The old chestnuts like Kid Ory's "Muskrat Ramble," with Harvey Tibbs solo; "St. Louis Shuffle," featuring Mark Lopeman as Coleman Hawkins; a Peabody "Lonely Melody," arranged by Bill Challis for cornetist Bix Beiderbecke and featuring Jordan Sandke; and a vocal "My Baby Just Cares for Me" by Vince Giordano kept the diners entertained, giving this writer a chance to join the dancers with a single gal named Lorelei, who had come with her cousin because she heard about the Nighthawks while listening to Rich Conaty's The Big Broadcast on WFUV 90.7 FM, a Fordham University public radio station. When asked how he felt about the performance, the veteran DJ responded: "Terrific, now the band has a regular Monday night. I have a good feeling—it's a big first night crowd and they stayed past the first set to listen."

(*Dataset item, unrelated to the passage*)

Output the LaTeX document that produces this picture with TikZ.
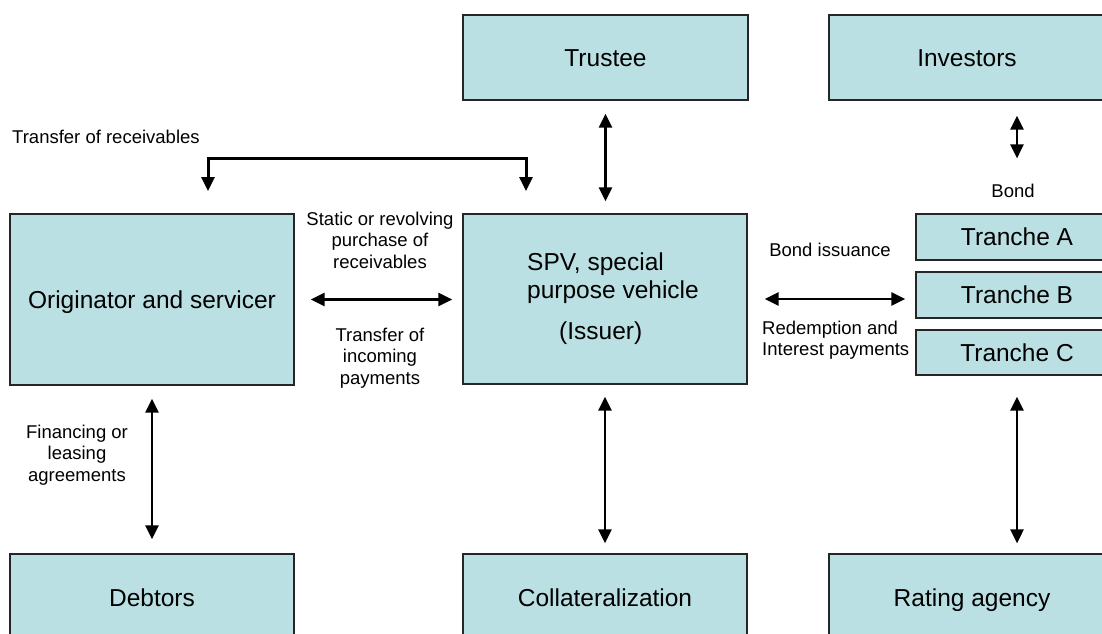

Set three at 10 p.m. included Duke Ellington's first theme song "East St. Louis Toodle-oo" with the tuba of Giordano, an authentic sax section, a Jordan Sandke trumpet solo, and on baritone sax, the two Andys— Farber and Stein. Another Bix-associated number, Rodgers and Hart's "Thou Swell," and a Fletcher Henderson Orchestra rare gem, "What-cha Call-'em Blues." The muted trumpet of Sandke established the melody while the sax-section riffs answered, punctuated by Rob Garcia's cymbal breaks that made it a perfect period piece.

Guest artist Sol Yaged, best known for reviving Benny Goodman's clarinet style and teaching Steve Allen to perform in the movie "The Benny Goodman Story," chose "Exactly Like You" and heated up the band by inspiring each section to respond in unison without a note of written music.
As the killer-diller "Jazzocracy" closed the night, there were still more than 75 smiling patrons paying their checks.